>> start THE DATA

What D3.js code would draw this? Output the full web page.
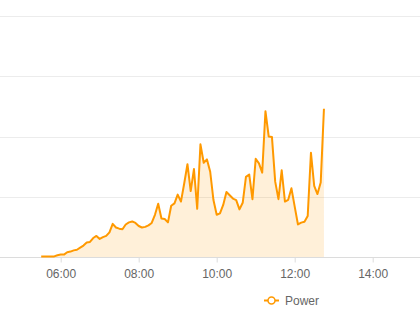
<!DOCTYPE html>
<html>
<head>
<meta charset="utf-8">
<script src="https://cdn.jsdelivr.net/npm/d3@7"></script>
<style>
  html, body { margin: 0; padding: 0; background: #fff; }
  svg { display: block; }
  text { font-family: "Liberation Sans", Arial, sans-serif; }
</style>
</head>
<body>
<svg id="chart" width="420" height="336"></svg>
<script>
// ---- data ----
const seriesName = "Power";
const startTime = "05:30";      // first sample
const stepMinutes = 5;          // sample interval
const powerValues = [
  0.01, 0.01, 0.01, 0.01, 0.01, 0.03, 0.04, 0.04, 0.08, 0.09,
  0.11, 0.12, 0.155, 0.19, 0.24, 0.25, 0.315, 0.35, 0.30, 0.33,
  0.35, 0.41, 0.55, 0.49, 0.47, 0.46, 0.54, 0.575, 0.59, 0.565,
  0.515, 0.49, 0.50, 0.525, 0.565, 0.70, 0.885, 0.64, 0.63, 0.575,
  0.85, 0.89, 1.035, 0.92, 1.22, 1.54, 1.095, 1.46, 0.80, 1.87,
  1.565, 1.62, 1.415, 0.945, 0.70, 0.725, 0.865, 1.08, 1.025, 0.97,
  0.945, 0.79, 0.90, 1.33, 1.37, 0.96, 1.63, 1.555, 1.40, 2.42,
  2.00, 1.99, 1.25, 0.96, 1.44, 0.92, 0.95, 1.14, 0.835, 0.54,
  0.57, 0.585, 0.68, 1.73, 1.18, 1.045, 1.235, 2.46
];
const xTickLabels = ["06:00", "08:00", "10:00", "12:00", "14:00"];
const yGridValues = [0, 1, 2, 3, 4];

// ---- helpers ----
const toHours = s => { const [h, m] = s.split(":").map(Number); return h + m / 60; };
const t0 = toHours(startTime);
const data = powerValues.map((v, i) => ({ t: t0 + i * stepMinutes / 60, v }));

// ---- layout ----
const W = 420, H = 336;
const pxPerHour = 39;
const x6 = 60.7;
const xDomainStart = 6 - x6 / pxPerHour;
const x = d3.scaleLinear()
  .domain([xDomainStart, xDomainStart + W / pxPerHour])
  .range([0, W]);
const y = d3.scaleLinear().domain([0, 4]).range([257, 16]);

const svg = d3.select("#chart");

// grid lines
svg.append("g").selectAll("line")
  .data(yGridValues.filter(d => d > 0))
  .join("line")
  .attr("x1", 0).attr("x2", W)
  .attr("y1", d => Math.round(y(d)) + 0.5)
  .attr("y2", d => Math.round(y(d)) + 0.5)
  .attr("stroke", "#ececec")
  .attr("stroke-width", 1);

// area + line
const area = d3.area().x(d => x(d.t)).y0(y(0)).y1(d => y(d.v));
const line = d3.line().x(d => x(d.t)).y(d => y(d.v));

svg.append("path")
  .datum(data)
  .attr("d", area)
  .attr("fill", "rgba(255,153,0,0.15)");

// x axis
const baseY = Math.round(y(0)) + 0.5;
const xAxis = d3.axisBottom(x)
  .tickValues(xTickLabels.map(toHours))
  .tickFormat((d, i) => xTickLabels[i])
  .tickSize(5)
  .tickPadding(7);
const gx = svg.append("g").attr("transform", `translate(0,${baseY})`).call(xAxis);
gx.select(".domain").remove();
gx.insert("line", ":first-child")
  .attr("x1", 0).attr("x2", W).attr("y1", 0).attr("y2", 0)
  .attr("stroke", "#dcdcdc");
gx.selectAll(".tick line").attr("stroke", "#dcdcdc");
gx.selectAll(".tick text")
  .attr("fill", "#666")
  .style("font-size", "12px")
  .style("font-family", "'Liberation Sans', Arial, sans-serif");

svg.append("path")
  .datum(data)
  .attr("d", line)
  .attr("fill", "none")
  .attr("stroke", "#ff9900")
  .attr("stroke-width", 2)
  .attr("stroke-linejoin", "round");

// legend
const lg = svg.append("g").attr("transform", "translate(264,300.5)");
lg.append("line").attr("x1", 0).attr("x2", 15).attr("y1", 0).attr("y2", 0)
  .attr("stroke", "#ff9900").attr("stroke-width", 2);
lg.append("circle").attr("cx", 7.5).attr("cy", 0).attr("r", 3.5)
  .attr("fill", "#fff").attr("stroke", "#ff9900").attr("stroke-width", 1.5);
lg.append("text").attr("x", 21).attr("y", 0).attr("dy", "0.35em")
  .attr("fill", "#666").style("font-size", "12px").text(seriesName);
</script>
</body>
</html>
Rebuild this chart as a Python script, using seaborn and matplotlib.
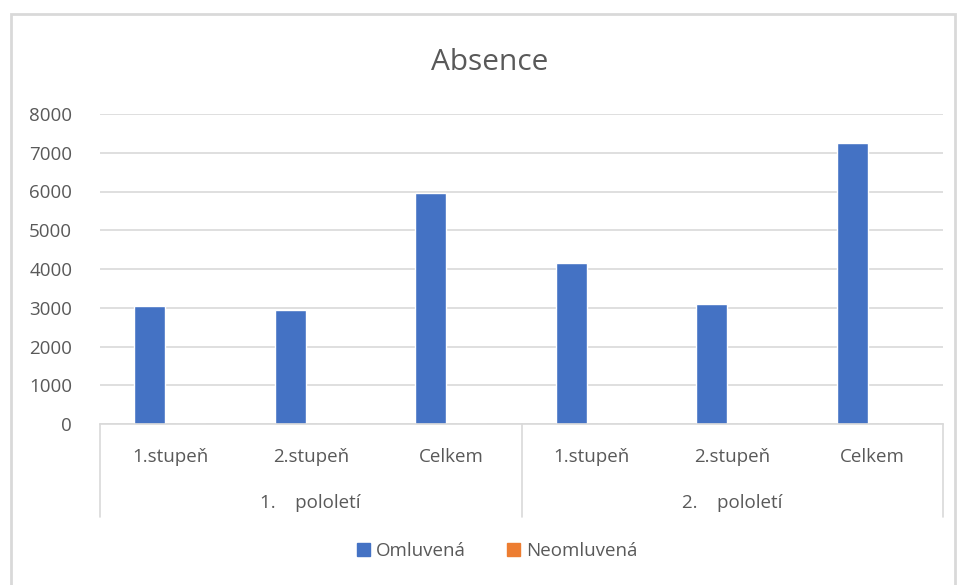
import numpy as np
import pandas as pd
import seaborn as sns
import matplotlib.pyplot as plt
import matplotlib.patches as mpatches
from matplotlib.lines import Line2D

# data
pololeti   = ["1.    pololetí", "2.    pololetí"]
stupne     = ["1.stupeň", "2.stupeň", "Celkem"]
omluvena   = [3035, 2935, 5950, 4155, 3105, 7240]
neomluvena = [0, 0, 0, 0, 0, 0]
yticks     = [0, 1000, 2000, 3000, 4000, 5000, 6000, 7000, 8000]

keys = ["%d_%s" % (g, s) for g in range(len(pololeti)) for s in stupne]
df = pd.DataFrame({
    "key":   keys * 2,
    "value": omluvena + neomluvena,
    "typ":   ["Omluvená"] * 6 + ["Neomluvená"] * 6,
})

colors = ["#4472C4", "#ED7D31"]
grey_txt = "#595959"
grid_c = "#D9D9D9"

sns.set_style("white")
plt.rcParams['font.family'] = ['Open Sans', 'DejaVu Sans']

fig = plt.figure(figsize=(9.6, 5.85), dpi=100)
ax = fig.add_axes([100/960, 1-424/585, 843/960, 310/585])

sns.barplot(data=df, x="key", y="value", hue="typ", order=keys,
            hue_order=["Omluvená", "Neomluvená"], palette=colors,
            width=0.58, gap=0.24, dodge=True, ax=ax, legend=False,
            saturation=1, errorbar=None)

ax.set_ylim(0, 8000)
ax.set_xlim(-0.5, 5.5)
ax.set_yticks(yticks)
ax.set_yticklabels([str(v) for v in yticks], fontsize=13.5, color=grey_txt)
ax.tick_params(axis="y", length=0, pad=20)
ax.tick_params(axis="x", length=0, pad=17)
ax.set_xticks(range(len(keys)))
ax.set_xticklabels(stupne * 2, fontsize=13.5, color=grey_txt)
ax.set_xlabel("")
ax.set_ylabel("")
ax.yaxis.grid(True, color=grid_c, linewidth=1.2)
ax.set_axisbelow(True)
for s in ["top", "right", "left"]:
    ax.spines[s].set_visible(False)
ax.spines["bottom"].set_color(grid_c)
ax.spines["bottom"].set_linewidth(1.2)

# group separators and group labels below the axis
trans = ax.get_xaxis_transform()
for xv in [-0.5, 2.5, 5.5]:
    ax.add_line(Line2D([xv, xv], [0, -0.3], transform=trans, color=grid_c,
                       linewidth=1.2, clip_on=False))
for i, g in enumerate(pololeti):
    ax.text(1 + 3*i, -0.255, g, transform=trans, ha="center", va="center",
            fontsize=13.5, color=grey_txt)

fig.text(490/960, 1-63/585, "Absence", ha="center", va="center",
         fontsize=21.5, color=grey_txt)

handles = [mpatches.Patch(color=colors[0], label="Omluvená"),
           mpatches.Patch(color=colors[1], label="Neomluvená")]
fig.legend(handles=handles, loc="center", bbox_to_anchor=(497/960, 1-551/585),
           ncol=2, frameon=False, fontsize=13.5, handlelength=0.7,
           handleheight=0.7, handletextpad=0.3, columnspacing=2.2,
           labelcolor=grey_txt)

fig.patches.append(mpatches.Rectangle((11/960, -0.05), 944/960, 1.05 - 14/585,
                                      transform=fig.transFigure, fill=False,
                                      edgecolor=grid_c, linewidth=2))

fig.savefig("out.png", dpi=100)
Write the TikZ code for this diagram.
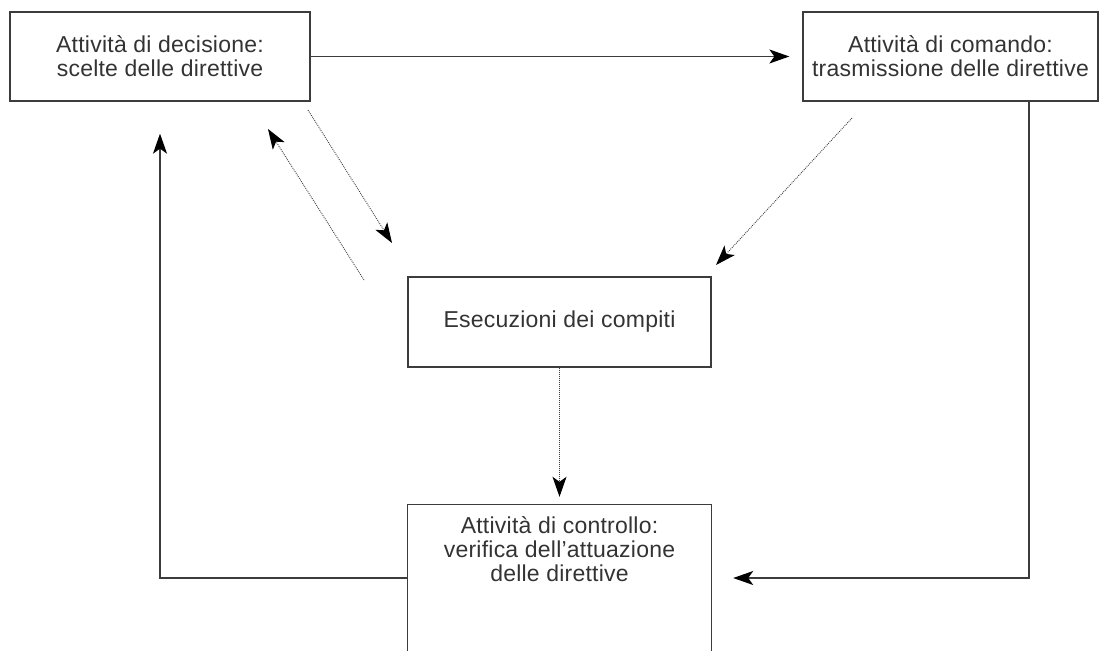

>> end THE DATA

## INSTRUCTION
Return every line above in which the string "script" occurs.

## RESULT
<script src="https://cdn.jsdelivr.net/npm/d3@7"></script>
<script>
</script>
Rebuild this chart as a Python script, using seaborn and matplotlib.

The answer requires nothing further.